Alphabet discards Makani Power's flying turbine dream
How can we efficiently produce clean energy? Makani Power, a company building flying power plants, presented one idea. Over the years, it tested several working prototypes, but the company, acquired by Google, eventually shut down.
14 September 2024 09:49
Makani Power's idea addresses issues related to ground-based wind turbines. Their construction is limited by factors such as the availability of suitable land and regulations governing the distance of turbines from residential buildings.
Variable wind, which does not always blow with sufficient force, also limits the efficiency of ground-based turbines. Makani Power, founded in 2006, proposed a solution to these limitations.
Instead of building ground-based energy infrastructure, Makani Power elevated the plant to several hundred metres. By lowering and raising the plant's operating altitude, optimal wind conditions could be sought, maximizing the plant's potential.
Makani Power's flying power plants
The flying power plant resembles a motor glider combined with a kite. It takes off and ascends vertically with its tail pointed down. After reaching the desired altitude, the tethered "glider" begins to circle, and the wind propels the turbine rotors. The electricity is transmitted to the ground via a cable.
Energy is generated at altitude, which has certain limitations—the mass of the generators must first be elevated hundreds of metres above the ground (Makani's competitors solved this problem by leaving the generators on the ground).
The end of Makani Power
Makani Power was connected to Google from the beginning. Founded in 2006 with a grant awarded by Google under the RE>C program (Renewable Energy cheaper than Coal), it was acquired by Google in 2013 after the death of one of its founders and incorporated into the portfolio of initiatives developed under Google X. This is a research centre where Google develops promising, innovative technologies.

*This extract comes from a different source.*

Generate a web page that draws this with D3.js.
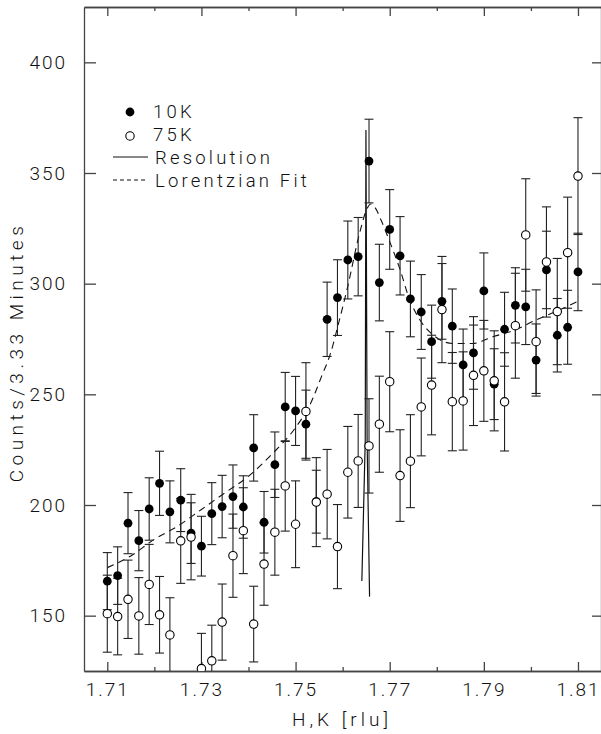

Although the increasingly larger prototypes built by Makani worked (although one was lost), and the company was invested in by Shell, among others, in 2020, Alphabet, which emerged from Google's restructuring, decided to close Makani Power. In an official statement, the company announced that the commercialization of the invention was more complicated than expected.
Despite Makani Power's closure, Alphabet decided to publish the technical documentation of the developed equipment, make the software source codes available, and declare the abandonment of patenting the developed solutions to enable anyone interested to continue working on flying power plants.